Work required: Take all the material and copy it exactly.

Data lines:
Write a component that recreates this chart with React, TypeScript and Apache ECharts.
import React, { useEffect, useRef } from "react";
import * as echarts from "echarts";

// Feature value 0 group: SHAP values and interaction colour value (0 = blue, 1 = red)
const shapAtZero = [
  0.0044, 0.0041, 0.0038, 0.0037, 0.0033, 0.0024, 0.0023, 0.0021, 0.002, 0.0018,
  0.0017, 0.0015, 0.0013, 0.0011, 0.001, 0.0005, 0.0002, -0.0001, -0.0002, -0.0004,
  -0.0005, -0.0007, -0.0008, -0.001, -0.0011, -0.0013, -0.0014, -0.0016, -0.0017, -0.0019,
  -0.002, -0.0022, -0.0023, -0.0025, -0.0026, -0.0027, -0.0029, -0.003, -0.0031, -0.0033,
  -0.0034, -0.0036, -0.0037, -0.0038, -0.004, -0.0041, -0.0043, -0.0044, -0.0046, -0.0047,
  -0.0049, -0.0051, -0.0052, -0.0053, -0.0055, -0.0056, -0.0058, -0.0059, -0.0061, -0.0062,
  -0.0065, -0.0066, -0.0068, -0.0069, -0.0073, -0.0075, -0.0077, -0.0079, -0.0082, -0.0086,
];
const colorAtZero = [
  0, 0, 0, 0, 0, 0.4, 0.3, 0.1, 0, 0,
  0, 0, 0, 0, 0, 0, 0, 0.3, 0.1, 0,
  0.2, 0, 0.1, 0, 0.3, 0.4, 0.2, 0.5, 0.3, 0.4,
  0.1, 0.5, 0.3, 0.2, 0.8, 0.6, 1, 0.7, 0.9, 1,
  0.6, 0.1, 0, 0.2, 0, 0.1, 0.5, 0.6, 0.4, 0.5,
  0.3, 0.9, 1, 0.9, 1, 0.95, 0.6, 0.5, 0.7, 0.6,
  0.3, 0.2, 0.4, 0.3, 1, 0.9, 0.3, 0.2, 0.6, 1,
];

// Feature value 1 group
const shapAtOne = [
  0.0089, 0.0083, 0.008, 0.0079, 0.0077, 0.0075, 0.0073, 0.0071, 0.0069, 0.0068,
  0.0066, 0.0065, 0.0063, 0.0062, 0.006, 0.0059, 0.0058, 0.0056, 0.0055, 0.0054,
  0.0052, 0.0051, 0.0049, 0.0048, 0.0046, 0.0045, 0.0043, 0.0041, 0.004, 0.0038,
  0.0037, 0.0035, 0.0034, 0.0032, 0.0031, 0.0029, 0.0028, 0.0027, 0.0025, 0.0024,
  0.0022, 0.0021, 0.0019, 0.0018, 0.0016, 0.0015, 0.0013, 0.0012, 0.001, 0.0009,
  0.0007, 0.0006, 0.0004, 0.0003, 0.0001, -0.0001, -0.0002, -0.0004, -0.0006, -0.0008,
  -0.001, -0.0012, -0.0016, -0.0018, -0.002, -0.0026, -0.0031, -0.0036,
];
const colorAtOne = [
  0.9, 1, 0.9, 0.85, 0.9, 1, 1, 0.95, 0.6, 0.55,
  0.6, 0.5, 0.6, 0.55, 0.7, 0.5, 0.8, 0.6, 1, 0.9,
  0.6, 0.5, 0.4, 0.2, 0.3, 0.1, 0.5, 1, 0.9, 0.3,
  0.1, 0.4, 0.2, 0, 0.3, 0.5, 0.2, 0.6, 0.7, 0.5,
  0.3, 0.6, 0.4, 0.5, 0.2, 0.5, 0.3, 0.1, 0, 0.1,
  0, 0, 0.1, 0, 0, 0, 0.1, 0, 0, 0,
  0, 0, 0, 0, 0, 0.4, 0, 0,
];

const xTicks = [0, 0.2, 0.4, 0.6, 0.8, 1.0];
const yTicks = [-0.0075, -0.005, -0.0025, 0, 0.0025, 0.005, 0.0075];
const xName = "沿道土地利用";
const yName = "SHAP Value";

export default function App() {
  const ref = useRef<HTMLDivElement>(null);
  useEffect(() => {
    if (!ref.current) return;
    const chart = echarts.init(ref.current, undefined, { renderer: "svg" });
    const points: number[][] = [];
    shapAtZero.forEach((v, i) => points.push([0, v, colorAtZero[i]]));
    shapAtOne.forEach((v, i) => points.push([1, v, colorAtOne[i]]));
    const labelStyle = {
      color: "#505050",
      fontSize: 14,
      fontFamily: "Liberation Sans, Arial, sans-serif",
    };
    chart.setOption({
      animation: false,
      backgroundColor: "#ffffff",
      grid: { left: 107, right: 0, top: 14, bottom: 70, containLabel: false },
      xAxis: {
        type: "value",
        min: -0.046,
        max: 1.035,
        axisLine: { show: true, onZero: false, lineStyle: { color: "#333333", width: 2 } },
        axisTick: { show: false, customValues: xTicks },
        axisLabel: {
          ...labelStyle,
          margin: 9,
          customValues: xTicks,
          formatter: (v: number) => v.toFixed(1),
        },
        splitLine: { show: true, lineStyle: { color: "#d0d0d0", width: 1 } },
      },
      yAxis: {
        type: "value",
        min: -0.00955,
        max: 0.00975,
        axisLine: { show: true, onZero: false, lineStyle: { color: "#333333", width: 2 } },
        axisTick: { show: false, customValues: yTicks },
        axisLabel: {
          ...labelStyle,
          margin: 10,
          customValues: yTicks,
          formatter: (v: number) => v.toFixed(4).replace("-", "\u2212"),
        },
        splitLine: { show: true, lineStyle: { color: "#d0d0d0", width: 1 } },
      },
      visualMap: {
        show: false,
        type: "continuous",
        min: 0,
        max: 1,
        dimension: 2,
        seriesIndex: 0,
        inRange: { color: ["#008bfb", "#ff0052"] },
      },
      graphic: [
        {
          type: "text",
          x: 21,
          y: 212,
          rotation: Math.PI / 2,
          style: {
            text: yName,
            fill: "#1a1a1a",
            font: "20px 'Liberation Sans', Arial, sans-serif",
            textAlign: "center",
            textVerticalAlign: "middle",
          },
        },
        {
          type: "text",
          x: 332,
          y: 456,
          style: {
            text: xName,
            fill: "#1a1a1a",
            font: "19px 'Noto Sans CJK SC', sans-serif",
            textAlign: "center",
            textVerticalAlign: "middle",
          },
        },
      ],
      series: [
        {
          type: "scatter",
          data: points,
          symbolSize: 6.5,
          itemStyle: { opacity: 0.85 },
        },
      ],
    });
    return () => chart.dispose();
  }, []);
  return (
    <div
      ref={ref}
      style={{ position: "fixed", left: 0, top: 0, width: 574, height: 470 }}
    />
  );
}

Expected answer:
Write a component that recreates this chart with React, TypeScript and Apache ECharts.
import React, { useEffect, useRef } from "react";
import * as echarts from "echarts";

// Feature value 0 group: SHAP values and interaction colour value (0 = blue, 1 = red)
const shapAtZero = [
  0.0044, 0.0041, 0.0038, 0.0037, 0.0033, 0.0024, 0.0023, 0.0021, 0.002, 0.0018,
  0.0017, 0.0015, 0.0013, 0.0011, 0.001, 0.0005, 0.0002, -0.0001, -0.0002, -0.0004,
  -0.0005, -0.0007, -0.0008, -0.001, -0.0011, -0.0013, -0.0014, -0.0016, -0.0017, -0.0019,
  -0.002, -0.0022, -0.0023, -0.0025, -0.0026, -0.0027, -0.0029, -0.003, -0.0031, -0.0033,
  -0.0034, -0.0036, -0.0037, -0.0038, -0.004, -0.0041, -0.0043, -0.0044, -0.0046, -0.0047,
  -0.0049, -0.0051, -0.0052, -0.0053, -0.0055, -0.0056, -0.0058, -0.0059, -0.0061, -0.0062,
  -0.0065, -0.0066, -0.0068, -0.0069, -0.0073, -0.0075, -0.0077, -0.0079, -0.0082, -0.0086,
];
const colorAtZero = [
  0, 0, 0, 0, 0, 0.4, 0.3, 0.1, 0, 0,
  0, 0, 0, 0, 0, 0, 0, 0.3, 0.1, 0,
  0.2, 0, 0.1, 0, 0.3, 0.4, 0.2, 0.5, 0.3, 0.4,
  0.1, 0.5, 0.3, 0.2, 0.8, 0.6, 1, 0.7, 0.9, 1,
  0.6, 0.1, 0, 0.2, 0, 0.1, 0.5, 0.6, 0.4, 0.5,
  0.3, 0.9, 1, 0.9, 1, 0.95, 0.6, 0.5, 0.7, 0.6,
  0.3, 0.2, 0.4, 0.3, 1, 0.9, 0.3, 0.2, 0.6, 1,
];

// Feature value 1 group
const shapAtOne = [
  0.0089, 0.0083, 0.008, 0.0079, 0.0077, 0.0075, 0.0073, 0.0071, 0.0069, 0.0068,
  0.0066, 0.0065, 0.0063, 0.0062, 0.006, 0.0059, 0.0058, 0.0056, 0.0055, 0.0054,
  0.0052, 0.0051, 0.0049, 0.0048, 0.0046, 0.0045, 0.0043, 0.0041, 0.004, 0.0038,
  0.0037, 0.0035, 0.0034, 0.0032, 0.0031, 0.0029, 0.0028, 0.0027, 0.0025, 0.0024,
  0.0022, 0.0021, 0.0019, 0.0018, 0.0016, 0.0015, 0.0013, 0.0012, 0.001, 0.0009,
  0.0007, 0.0006, 0.0004, 0.0003, 0.0001, -0.0001, -0.0002, -0.0004, -0.0006, -0.0008,
  -0.001, -0.0012, -0.0016, -0.0018, -0.002, -0.0026, -0.0031, -0.0036,
];
const colorAtOne = [
  0.9, 1, 0.9, 0.85, 0.9, 1, 1, 0.95, 0.6, 0.55,
  0.6, 0.5, 0.6, 0.55, 0.7, 0.5, 0.8, 0.6, 1, 0.9,
  0.6, 0.5, 0.4, 0.2, 0.3, 0.1, 0.5, 1, 0.9, 0.3,
  0.1, 0.4, 0.2, 0, 0.3, 0.5, 0.2, 0.6, 0.7, 0.5,
  0.3, 0.6, 0.4, 0.5, 0.2, 0.5, 0.3, 0.1, 0, 0.1,
  0, 0, 0.1, 0, 0, 0, 0.1, 0, 0, 0,
  0, 0, 0, 0, 0, 0.4, 0, 0,
];

const xTicks = [0, 0.2, 0.4, 0.6, 0.8, 1.0];
const yTicks = [-0.0075, -0.005, -0.0025, 0, 0.0025, 0.005, 0.0075];
const xName = "沿道土地利用";
const yName = "SHAP Value";

export default function App() {
  const ref = useRef<HTMLDivElement>(null);
  useEffect(() => {
    if (!ref.current) return;
    const chart = echarts.init(ref.current, undefined, { renderer: "svg" });
    const points: number[][] = [];
    shapAtZero.forEach((v, i) => points.push([0, v, colorAtZero[i]]));
    shapAtOne.forEach((v, i) => points.push([1, v, colorAtOne[i]]));
    const labelStyle = {
      color: "#505050",
      fontSize: 14,
      fontFamily: "Liberation Sans, Arial, sans-serif",
    };
    chart.setOption({
      animation: false,
      backgroundColor: "#ffffff",
      grid: { left: 107, right: 0, top: 14, bottom: 70, containLabel: false },
      xAxis: {
        type: "value",
        min: -0.046,
        max: 1.035,
        axisLine: { show: true, onZero: false, lineStyle: { color: "#333333", width: 2 } },
        axisTick: { show: false, customValues: xTicks },
        axisLabel: {
          ...labelStyle,
          margin: 9,
          customValues: xTicks,
          formatter: (v: number) => v.toFixed(1),
        },
        splitLine: { show: true, lineStyle: { color: "#d0d0d0", width: 1 } },
      },
      yAxis: {
        type: "value",
        min: -0.00955,
        max: 0.00975,
        axisLine: { show: true, onZero: false, lineStyle: { color: "#333333", width: 2 } },
        axisTick: { show: false, customValues: yTicks },
        axisLabel: {
          ...labelStyle,
          margin: 10,
          customValues: yTicks,
          formatter: (v: number) => v.toFixed(4).replace("-", "\u2212"),
        },
        splitLine: { show: true, lineStyle: { color: "#d0d0d0", width: 1 } },
      },
      visualMap: {
        show: false,
        type: "continuous",
        min: 0,
        max: 1,
        dimension: 2,
        seriesIndex: 0,
        inRange: { color: ["#008bfb", "#ff0052"] },
      },
      graphic: [
        {
          type: "text",
          x: 21,
          y: 212,
          rotation: Math.PI / 2,
          style: {
            text: yName,
            fill: "#1a1a1a",
            font: "20px 'Liberation Sans', Arial, sans-serif",
            textAlign: "center",
            textVerticalAlign: "middle",
          },
        },
        {
          type: "text",
          x: 332,
          y: 456,
          style: {
            text: xName,
            fill: "#1a1a1a",
            font: "19px 'Noto Sans CJK SC', sans-serif",
            textAlign: "center",
            textVerticalAlign: "middle",
          },
        },
      ],
      series: [
        {
          type: "scatter",
          data: points,
          symbolSize: 6.5,
          itemStyle: { opacity: 0.85 },
        },
      ],
    });
    return () => chart.dispose();
  }, []);
  return (
    <div
      ref={ref}
      style={{ position: "fixed", left: 0, top: 0, width: 574, height: 470 }}
    />
  );
}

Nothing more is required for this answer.